SEC Filings

10-Q
TEGNA INC filed this Form 10-Q on 11/08/2018
Entire Document
 



Depreciation Expense

Depreciation expense decreased less than $1.0 million in both the third quarter and first nine months 2018 compared to the same periods in 2017. The decreases were primarily due to assets becoming fully depreciated, partially offset by incremental depreciation expense related to our acquisition of KFMB.

Amortization Expense

Amortization expense increased $2.7 million, or 49%, in the third quarter of 2018 and $6.6 million or 41% in the first nine months of 2018 compared to the same periods in 2017. The increases were primarily due to incremental amortization expense resulting from our acquisition of KFMB.

Asset Impairment and Other (Gains) Charges

We had $3.0 million of net asset impairment and other gains in the third quarter of 2018 compared to charges of $7.6 million in the third quarter of 2017. The 2018 net gains primarily consist of $3.0 million of gains due to reimbursements received from the Federal Communications Commission (FCC) for required spectrum repacking. The 2017 charges related to damages to our stations caused by hurricanes Harvey and Irma. In particular, Hurricane Harvey caused significant damage to our Houston television station (KHOU); as a result, we recognized $10.2 million in non-cash charges, writing off destroyed equipment and recording an impairment to the value of the building. In addition, we incurred $8.4 million in cash expenses related to repairing the studio and office and providing for additional staffing and operational needs to keep the stations operating during and immediately following these weather emergencies. Partially offsetting these expenses, we received initial insurance proceeds of $11.0 million ($5.0 million was received in September 2017 and $6.0 million was received in October 2017). 

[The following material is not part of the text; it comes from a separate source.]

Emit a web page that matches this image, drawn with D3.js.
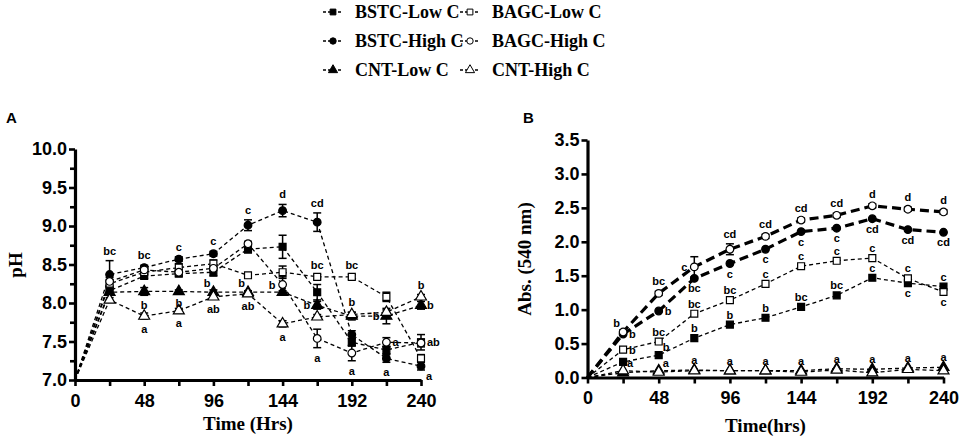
<!DOCTYPE html>
<html>
<head>
<meta charset="utf-8">
<script src="https://cdn.jsdelivr.net/npm/d3@7"></script>
<style>
body { margin: 0; background: #fff; }
svg { display: block; }
</style>
</head>
<body>
<svg width="964" height="443"></svg>
<script>
var hours = [0, 24, 48, 72, 96, 120, 144, 168, 192, 216, 240];
var hourLabels = [0, 48, 96, 144, 192, 240];
var seriesNames = ["BSTC-Low C", "BSTC-High C", "CNT-Low C", "BAGC-Low C", "BAGC-High C", "CNT-High C"];

// panel A - pH
var phBstcLow  = [7.0, 8.16, 8.35, 8.38, 8.40, 8.70, 8.73, 8.14, 7.49, 7.39, 7.49];
var phBstcHigh = [7.0, 8.37, 8.46, 8.57, 8.64, 9.01, 9.20, 9.05, 7.59, 7.28, 7.18];
var phCntLow   = [7.0, 8.14, 8.15, 8.15, 8.14, 8.14, 8.14, 7.97, 7.83, 7.83, 7.97];
var phBagcLow  = [7.0, 8.25, 8.40, 8.46, 8.51, 8.36, 8.40, 8.34, 8.34, 8.08, 7.28];
var phBagcHigh = [7.0, 8.28, 8.43, 8.40, 8.45, 8.77, 8.24, 7.54, 7.35, 7.49, 7.48];
var phCntHigh  = [7.0, 8.04, 7.83, 7.90, 8.08, 8.12, 7.73, 7.82, 7.85, 7.88, 8.08];

var phErrBstcLow  = [0, 0.05, 0.03, 0.03, 0.05, 0.05, 0.15, 0.10, 0.05, 0.05, 0.10];
var phErrBstcHigh = [0, 0.18, 0.03, 0.03, 0.03, 0.07, 0.08, 0.12, 0.05, 0.05, 0.05];
var phErrCntLow   = [0, 0.03, 0.05, 0.02, 0.03, 0.02, 0.02, 0.05, 0.05, 0.10, 0.05];
var phErrBagcLow  = [0, 0.05, 0.03, 0.05, 0.05, 0.03, 0.08, 0.03, 0.03, 0.06, 0.05];
var phErrBagcHigh = [0, 0.05, 0.03, 0.03, 0.03, 0.03, 0.10, 0.12, 0.10, 0.06, 0.05];
var phErrCntHigh  = [0, 0.03, 0.04, 0.03, 0.03, 0.03, 0.04, 0.03, 0.03, 0.03, 0.03];

// panel B - absorbance at 540 nm
var absBstcLow  = [0, 0.23, 0.33, 0.58, 0.78, 0.88, 1.04, 1.21, 1.47, 1.39, 1.34];
var absBstcHigh = [0, 0.64, 0.98, 1.46, 1.68, 1.89, 2.15, 2.20, 2.34, 2.18, 2.14];
var absCntLow   = [0, 0.07, 0.10, 0.11, 0.10, 0.10, 0.10, 0.13, 0.12, 0.14, 0.15];
var absBagcLow  = [0, 0.41, 0.53, 0.94, 1.14, 1.38, 1.64, 1.72, 1.76, 1.46, 1.26];
var absBagcHigh = [0, 0.67, 1.24, 1.63, 1.89, 2.08, 2.32, 2.39, 2.53, 2.48, 2.44];
var absCntHigh  = [0, 0.10, 0.08, 0.10, 0.10, 0.10, 0.08, 0.11, 0.07, 0.12, 0.10];

var absErrBagcHigh = [0, 0.03, 0.03, 0.15, 0.08, 0.03, 0.03, 0.03, 0.03, 0.03, 0.03];
var absErrZero     = [0, 0, 0, 0, 0, 0, 0, 0, 0, 0, 0];

var phTicks = [7.0, 7.5, 8.0, 8.5, 9.0, 9.5, 10.0];
var phMinorTicks = [7.25, 7.75, 8.25, 8.75, 9.25, 9.75];
var absTicks = [0, 0.5, 1.0, 1.5, 2.0, 2.5, 3.0, 3.5];

// significance letters: [series index, hour index, letter, side]
var lettersA = [
  [1,1,"bc","t"],[1,2,"bc","t"],[2,2,"b","b"],[5,2,"a","b"],
  [1,3,"c","t"],[2,3,"b","b"],[5,3,"a","b"],
  [1,4,"c","t"],[2,4,"b","tl"],[5,4,"ab","b"],
  [1,5,"c","t"],[2,5,"b","tl"],[5,5,"ab","b"],
  [1,6,"d","t"],[4,6,"b","l"],[5,6,"a","b"],
  [1,7,"cd","t"],[3,7,"bc","t"],[2,7,"b","l"],[4,7,"a","b"],
  [3,8,"bc","t"],[2,8,"b","t"],[4,8,"a","b"],
  [2,9,"b","l"],[4,9,"a","r"],[1,9,"a","b"],
  [5,10,"b","t"],[2,10,"b","r"],[0,10,"ab","r"],[1,10,"a","br"]
];
var lettersB = [
  [4,1,"b","tl"],[1,1,"b","r"],[3,1,"b","r"],[5,1,"a","tr"],
  [4,2,"bc","t"],[1,2,"b","r"],[3,2,"bc","t"],[0,2,"b","tr"],[2,2,"a","tr"],
  [4,3,"c","l"],[1,3,"bc","b"],[3,3,"bc","t"],[0,3,"b","t"],[2,3,"a","t"],
  [4,4,"cd","t"],[1,4,"c","b"],[3,4,"bc","t"],[0,4,"b","t"],[2,4,"a","t"],
  [4,5,"cd","t"],[1,5,"c","b"],[3,5,"c","t"],[0,5,"b","t"],[2,5,"a","t"],
  [4,6,"cd","t"],[1,6,"c","b"],[3,6,"c","t"],[0,6,"bc","t"],[2,6,"a","t"],
  [4,7,"cd","t"],[1,7,"c","b"],[3,7,"c","t"],[0,7,"bc","t"],[2,7,"a","t"],
  [4,8,"d","t"],[1,8,"cd","b"],[3,8,"c","t"],[0,8,"c","t"],[2,8,"a","t"],
  [4,9,"d","t"],[1,9,"cd","b"],[3,9,"c","t"],[0,9,"c","b"],[2,9,"a","t"],
  [4,10,"d","t"],[1,10,"cd","b"],[0,10,"c","t"],[3,10,"c","b"],[2,10,"a","t"]
];

var symbols = [d3.symbolSquare, d3.symbolCircle, d3.symbolTriangle, d3.symbolSquare, d3.symbolCircle, d3.symbolTriangle];
var symbolSizes = [48, 46, 52, 48, 46, 52];
var filled = [true, true, true, false, false, false];

var sans = "'Liberation Sans', Arial, sans-serif";
var serif = "'Liberation Serif', 'Times New Roman', serif";

var svg = d3.select("svg");

var drawPanel = function(opt)
{
    var x = d3.scaleLinear().domain([0, 240]).range([opt.left, opt.right]);
    var y = d3.scaleLinear().domain(opt.yDomain).range([opt.bottom, opt.top]);
    var g = svg.append("g");

    var line = d3.line()
        .x(function(d, i) { return x(hours[i]); })
        .y(function(d) { return y(d); });

    opt.series.forEach(function(s, k)
    {
        var thick = opt.thick.indexOf(k) >= 0;
        g.append("path")
            .datum(s.values)
            .attr("d", line)
            .attr("fill", "none")
            .attr("stroke", "#000")
            .attr("stroke-width", thick ? 3.2 : 1.3)
            .attr("stroke-dasharray", thick ? "9,5" : "4,3");
    });

    // error bars
    opt.series.forEach(function(s)
    {
        s.values.forEach(function(v, i)
        {
            var e = s.errs[i];
            if (!e) return;
            var cx = x(hours[i]);
            g.append("line").attr("x1", cx).attr("x2", cx)
                .attr("y1", y(v - e)).attr("y2", y(v + e))
                .attr("stroke", "#000").attr("stroke-width", 1.5);
            [v - e, v + e].forEach(function(w)
            {
                g.append("line").attr("x1", cx - 4).attr("x2", cx + 4)
                    .attr("y1", y(w)).attr("y2", y(w))
                    .attr("stroke", "#000").attr("stroke-width", 1.5);
            });
        });
    });

    // markers
    opt.series.forEach(function(s, k)
    {
        var sym = d3.symbol().type(symbols[k]).size(symbolSizes[k]);
        g.selectAll(null)
            .data(s.values.slice(1))
            .enter()
            .append("path")
            .attr("d", sym)
            .attr("transform", function(d, i) { return "translate(" + x(hours[i + 1]) + "," + y(d) + ")"; })
            .attr("fill", filled[k] ? "#000" : "#fff")
            .attr("stroke", "#000")
            .attr("stroke-width", 1.2);
    });

    // letters
    opt.letters.forEach(function(l)
    {
        var s = opt.series[l[0]];
        var v = s.values[l[1]], e = s.errs[l[1]] || 0;
        var px = x(hours[l[1]]), py = y(v);
        var tx = px, ty = py, anchor = "middle";
        if (l[3] == "t") { ty = y(v + e) - 6; }
        else if (l[3] == "b") { ty = y(v - e) + 14; }
        else if (l[3] == "l") { tx = px - 7; ty = py + 4; anchor = "end"; }
        else if (l[3] == "r") { tx = px + 6; ty = py + 4; anchor = "start"; }
        else if (l[3] == "tl") { tx = px - 3; ty = py - 5; anchor = "end"; }
        else if (l[3] == "tr") { tx = px + 4; ty = py - 4; anchor = "start"; }
        else if (l[3] == "br") { tx = px + 5; ty = py + 14; anchor = "start"; }
        g.append("text")
            .attr("x", tx).attr("y", ty)
            .attr("text-anchor", anchor)
            .style("font", "bold 11px " + sans)
            .text(l[2]);
    });

    // axes
    var xAxis = d3.axisBottom(x)
        .tickValues(hours)
        .tickSize(6)
        .tickSizeOuter(0)
        .tickPadding(8)
        .tickFormat(function(d) { return hourLabels.indexOf(d) >= 0 ? d : ""; });
    var yAxis = d3.axisLeft(y)
        .tickValues(opt.yTicks)
        .tickSize(6)
        .tickSizeOuter(0)
        .tickPadding(2)
        .tickFormat(d3.format(".1f"));

    var xg = g.append("g").attr("transform", "translate(0," + opt.bottom + ")").call(xAxis);
    var yg = g.append("g").attr("transform", "translate(" + opt.left + ",0)").call(yAxis);
    if (opt.yMinor)
    {
        g.append("g").attr("transform", "translate(" + opt.left + ",0)")
            .call(d3.axisLeft(y).tickValues(opt.yMinor).tickSize(5).tickSizeOuter(0).tickFormat(""))
            .select(".domain").remove();
    }
    g.selectAll(".domain").attr("stroke-width", 3.2).attr("stroke", "#000");
    g.selectAll(".tick line").attr("stroke-width", 2.6).attr("stroke", "#000");
    [xg, yg].forEach(function(a)
    {
        a.selectAll("text").style("font", "bold 18px " + sans).attr("fill", "#000");
    });

    // titles
    svg.append("text")
        .attr("x", (opt.left + opt.right) / 2).attr("y", opt.xTitleY)
        .attr("text-anchor", "middle")
        .style("font", "bold 19px " + serif)
        .text(opt.xTitle);
    svg.append("text")
        .attr("transform", "translate(" + opt.yTitleX + "," + opt.yTitleY + ") rotate(-90)")
        .attr("text-anchor", "middle")
        .style("font", "bold 19px " + serif)
        .text(opt.yTitle);
    svg.append("text")
        .attr("x", opt.letterX).attr("y", 123)
        .style("font", "bold 15px " + sans)
        .text(opt.letter);
};

drawPanel({
    left: 75, right: 421, top: 149, bottom: 380,
    yDomain: [7, 10], yTicks: phTicks, yMinor: phMinorTicks,
    series: [
        {values: phBstcLow, errs: phErrBstcLow},
        {values: phBstcHigh, errs: phErrBstcHigh},
        {values: phCntLow, errs: phErrCntLow},
        {values: phBagcLow, errs: phErrBagcLow},
        {values: phBagcHigh, errs: phErrBagcHigh},
        {values: phCntHigh, errs: phErrCntHigh}
    ],
    thick: [],
    letters: lettersA,
    xTitle: "Time (Hrs)", xTitleY: 430,
    yTitle: "pH", yTitleX: 22, yTitleY: 265,
    letter: "A", letterX: 6
});

drawPanel({
    left: 587.5, right: 943.5, top: 140, bottom: 377.5,
    yDomain: [0, 3.5], yTicks: absTicks, yMinor: null,
    series: [
        {values: absBstcLow, errs: absErrZero},
        {values: absBstcHigh, errs: absErrZero},
        {values: absCntLow, errs: absErrZero},
        {values: absBagcLow, errs: absErrZero},
        {values: absBagcHigh, errs: absErrBagcHigh},
        {values: absCntHigh, errs: absErrZero}
    ],
    thick: [1, 4],
    letters: lettersB,
    xTitle: "Time(hrs)", xTitleY: 432,
    yTitle: "Abs. (540 nm)", yTitleX: 531, yTitleY: 259,
    letter: "B", letterX: 523
});

// legend
var legend = svg.append("g");
var legendCols = [333, 470];
var legendRows = [12, 41, 70];
seriesNames.forEach(function(name, k)
{
    var cx = legendCols[Math.floor(k / 3)];
    var cy = legendRows[k % 3];
    legend.append("line")
        .attr("x1", cx - 10).attr("x2", cx + 10)
        .attr("y1", cy).attr("y2", cy)
        .attr("stroke", "#000").attr("stroke-width", 1.3)
        .attr("stroke-dasharray", "3,2");
    legend.append("path")
        .attr("d", d3.symbol().type(symbols[k]).size(symbolSizes[k] * 0.7))
        .attr("transform", "translate(" + cx + "," + cy + ")")
        .attr("fill", filled[k] ? "#000" : "#fff")
        .attr("stroke", "#000").attr("stroke-width", 1);
    legend.append("text")
        .attr("x", cx + 22).attr("y", cy + 6)
        .style("font", "bold 18px " + serif)
        .text(name);
});
</script>
</body>
</html>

In the first nine months of 2018, we recognized net gains of $9.3 million, compared to $11.1 million of charges recognized in the same period in 2017. The 2018 net gains primarily consist of a gain recognized on the sale of real estate in Houston and gains due to reimbursements received from the FCC for required spectrum repacking. The 2017 charges primarily consisted of net $7.6 million in expenses related to Hurricane Harvey, $1.4 million related to the consolidation of office space at corporate headquarters and at our DMS business, and $2.2 million of non-cash building-related impairment charge incurred by our broadcast station. 

Operating Income

Our operating income increased $37.4 million, or 32%, in the third quarter of 2018 compared to the same period in 2017. The increase was driven by the changes in revenue and expenses discussed above. Revenue increased by $74.7 million, or 16%, in the third quarter. As a result, our consolidated operating margins improved to 29% in the third quarter of 2018 compared to 25% in the third quarter of 2017.

Our operating income increased $55.4 million, or 14%, in the first nine months of 2018 compared to the same period in 2017. The increase was driven by the changes in revenue (increased 11%) and expenses (increased 9%) discussed above. As a result, our consolidated operating margin remained consistent at 28% for the first nine months of both 2018 and 2017.

Non-Operating Expenses

Non-operating expenses decreased $7.0 million, or 13%, in the third quarter of 2018 compared to the same period in 2017. The decrease was primarily due to a decline in interest expense of $3.6 million in 2018 driven by lower average debt outstanding, partially offset by slightly higher interest rates. The total average outstanding debt was $3.08 billion for the third quarter of 2018, compared to $3.38 billion in the same period of 2017. The weighted average interest rate on total outstanding debt was 5.89% for the third quarter of 2018, compared to 5.75% in the same period of 2017. The decrease was also attributable to a decline in transaction costs of $2.3 million in 2018 as compared to 2017. Pension expense was also $1.6 million lower due to strong investment returns achieved.

In the first nine months of 2018, non-operating expenses decreased $47.5 million or 25% compared to the same period in 2017. The decrease was partially due to a decline in interest expense of $17.1 million in the first nine months of 2018 compared to the same period in 2017 driven by lower average debt outstanding, partially offset by slightly higher interest rates. The total average outstanding debt was $3.13 billion during the first nine months in 2018 compared to $3.75 billion in 2017. The weighted average interest rate on total outstanding debt was 5.87% for the first nine months of 2018 compared to 5.51% for the same period of 2017. The decrease was also partially due to our $16.8 million gain from our investment in CareerBuilder due to the sale of its subsidiary, Economic Modeling, LLC, in the second quarter of 2018 and the absence of impairment charges recognized in 2017 of $9.3 million (related to the write-off of a note receivable from a former equity investment and impairment on our former investment in Gannett stock). Also contributing to the decrease was a decline in transaction expenses of $6.5 million in 2018.